Have you ever experienced the feeling of floating in water? It can be a peaceful experience where we feel weightless.
The water element is often associated with emotions. Plus, we all come from water – in our mother’s womb. Could floating in water evoke sensations of being in the womb?
We often think of trauma as experiences during our childhood or adult life. But trauma can also be imprinted into our subconscious before birth, when we were carried in the womb. A mother and her unborn baby are deeply connected and literally share the same physical vessel, so it’s easy to see how the trauma and stress that the mother experiences during pregnancy are passed onto the child.
Some therapies, like rebirthing breathwork, intend to simulate a similar state of mind as when we were born. Being born is often the first trauma we experience – taking the first breath can be a painful experience for a baby. That’s why rebirthing breathwork aims to take us back to that painful moment to heal the trauma imprinted on us.
If our mother had a traumatic birth experience, the feelings of stress and trauma are carried onto the child, further adding to the birth trauma. If we don’t work on healing this, it can block us from living fully as adults.
Add to that past-life trauma – but that’s a story for another time.
Wataflow simulates conditions in the womb
That’s one of the reasons why Wataflow can be so therapeutic. Wataflow is a relatively new therapy founded by Oceano Salvatore. It is a type of bodywork where participants are equipped with floating devices on their legs and held underwater for part of the treatment. The facilitator holds the participant and swirls them in specific movements, giving the impression of being weightless and floating. A session can also include breathwork and massage before and after entering the water.
During the session, participants can feel that their mind switches off, and they enter a place beyond time and space – a place where they can relax and let go of control.
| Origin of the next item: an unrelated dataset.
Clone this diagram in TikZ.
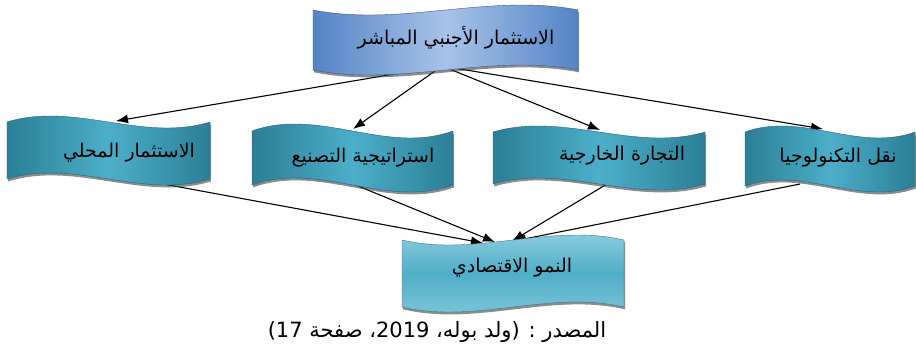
\documentclass[tikz,border=0pt]{standalone}
\usepackage{fontspec}
\newfontfamily\arabicfont[Script=Arabic]{DejaVu Sans}
\TeXXeTstate=1
\usetikzlibrary{arrows.meta,shadows}
\pgfdeclarelayer{bg}
\pgfsetlayers{bg,main}
\definecolor{tealdark}{HTML}{2B7F96}
\definecolor{teallight}{HTML}{4DAEC9}
\definecolor{bluedark}{HTML}{5483C5}
\definecolor{bluelight}{HTML}{A8C3E8}
\definecolor{lbtop}{HTML}{9AD3E3}
\definecolor{lbmid}{HTML}{4FAEC8}
\definecolor{lbbot}{HTML}{86CADB}
% #1 left, #2 top, #3 width, #4 height, #5 amplitude, #6 style
\newcommand{\wavebox}[6]{%
  \path[#6] (#1,#2) .. controls ({#1+#3/3},{#2-3.46*#5}) and ({#1+2*#3/3},{#2+3.46*#5}) .. ({#1+#3},#2)
   -- ({#1+#3},{#2+#4}) .. controls ({#1+2*#3/3},{#2+#4+3.46*#5}) and ({#1+#3/3},{#2+#4-3.46*#5}) .. (#1,{#2+#4}) -- cycle;}
\tikzset{
  boxshadow/.style={drop shadow={shadow xshift=1.2pt,shadow yshift=-2.4pt,opacity=0.6,fill=black!75}},
  midbox/.style={boxshadow,left color=tealdark,right color=tealdark,middle color=teallight,draw=tealdark!80!black,line width=0.4pt},
  topbox/.style={boxshadow,left color=bluedark,right color=bluedark,middle color=bluelight,draw=bluedark!70!black,line width=0.4pt},
  botbox/.style={boxshadow,top color=lbtop,bottom color=lbbot,middle color=lbmid,draw=lbmid!70!black,line width=0.4pt},
  txt/.style={inner sep=0pt,font=\arabicfont\fontsize{19}{22}\selectfont,text=black},
  captxt/.style={inner sep=0pt,font=\arabicfont\fontsize{21}{24}\selectfont,text=black},
  conn/.style={line width=1.1pt,-{Latex[length=12pt,width=9pt]}}
}
\begin{document}
\begin{tikzpicture}[x=1pt,y=-1pt]
\useasboundingbox (0,0) rectangle (916,353);
% boxes
\wavebox{313}{10}{265}{60}{-5}{topbox}
\wavebox{7}{122}{203}{57}{6}{midbox}
\wavebox{252}{131}{201}{54}{7}{midbox}
\wavebox{493}{132}{212}{52}{6}{midbox}
\wavebox{745}{132}{170}{54}{6}{midbox}
\wavebox{402}{240}{222}{67}{-5}{botbox}
% texts
\node[txt] (top) at (456,38) {\beginR الاستثمار الأجنبي المباشر\endR};
\node[txt] (b1) at (129,153) {\beginR الاستثمار المحلي\endR};
\node[txt] (b2) at (363,158) {\beginR استراتيجية التصنيع\endR};
\node[txt] (b3) at (622,156) {\beginR التجارة الخارجية\endR};
\node[txt] (b4) at (838,158) {\beginR نقل التكنولوجيا\endR};
\node[txt] (bot) at (512,268) {\beginR النمو الاقتصادي\endR};
\node[captxt] (cap) at (437,332) {\beginR المصدر : (ولد بوله، \beginL 2019\endL، صفحة \beginL 17\endL)\endR};
% connector points
\coordinate (topout) at (442,66);
\coordinate (b1in) at (116,121);
\coordinate (b2in) at (353,129);
\coordinate (b3in) at (600,130);
\coordinate (b4in) at (823,129);
\coordinate (b1out) at (120,176);
\coordinate (b2out) at (353,184);
\coordinate (b3out) at (607,184);
\coordinate (b4out) at (800,184);
\coordinate (botin1) at (483,243);
\coordinate (botin2) at (495,242);
\coordinate (botin3) at (512,241);
\coordinate (botin4) at (514,241);
\begin{pgfonlayer}{bg}
\draw[conn] (topout) -- (b1in);
\draw[conn] (topout) -- (b2in);
\draw[conn] (topout) -- (b3in);
\draw[conn] (topout) -- (b4in);
\draw[conn] (b1out) -- (botin1);
\draw[conn] (b2out) -- (botin2);
\draw[conn] (b3out) -- (botin3);
\draw[conn] (b4out) -- (botin4);
\end{pgfonlayer}
\end{tikzpicture}
\end{document}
In this state of surrender, the usual mind chatter and judgment are naturally released.
Since the facilitator holds the participant throughout the experience, and no active participation is required, it adds to the feeling of being taken care of and able to let go fully. This state creates optimal conditions for healing, since the body can only heal when switched on our parasympathetic nervous system (rest and digest). The body perceives we are out of danger and can allocate all resources to healing.
Participants report having almost psychedelic-like experiences with visions and colors. Emotional releases are common, as is healing past traumatic experiences – maybe as far back as pre-birth due to the environment during Wataflow mimicking the feeling of safety and being held in the womb. The similarity in conditions suggests that Wataflow can partly act as exposure therapy, simulating the environment where the trauma took place so that we can relive and rewrite what it means to us. Thanks to the healing and release, many people feel energized and more harmonious after a session.
Wataflow and the noetic
Since Wataflow is a new healing modality, little to no research has been done yet on its healing effects, but it’s believed to have similarities to meditation and energy healing. The water connecting to our emotions and feminine side, and replicating conditions in the womb, adds a layer that can be hard to explain in words but is perceived as deeply healing.
It is remarkable that many people report feeling they are in a “timeless space” or a “place where neither time nor space exist”, and that these states are associated with deep healing. Wataflow suggests that the noetic realms are conducive to healing. It’s intriguing to explore these connections further, and to investigate the link between pre-birth or birth trauma and the potential of Wataflow to heal.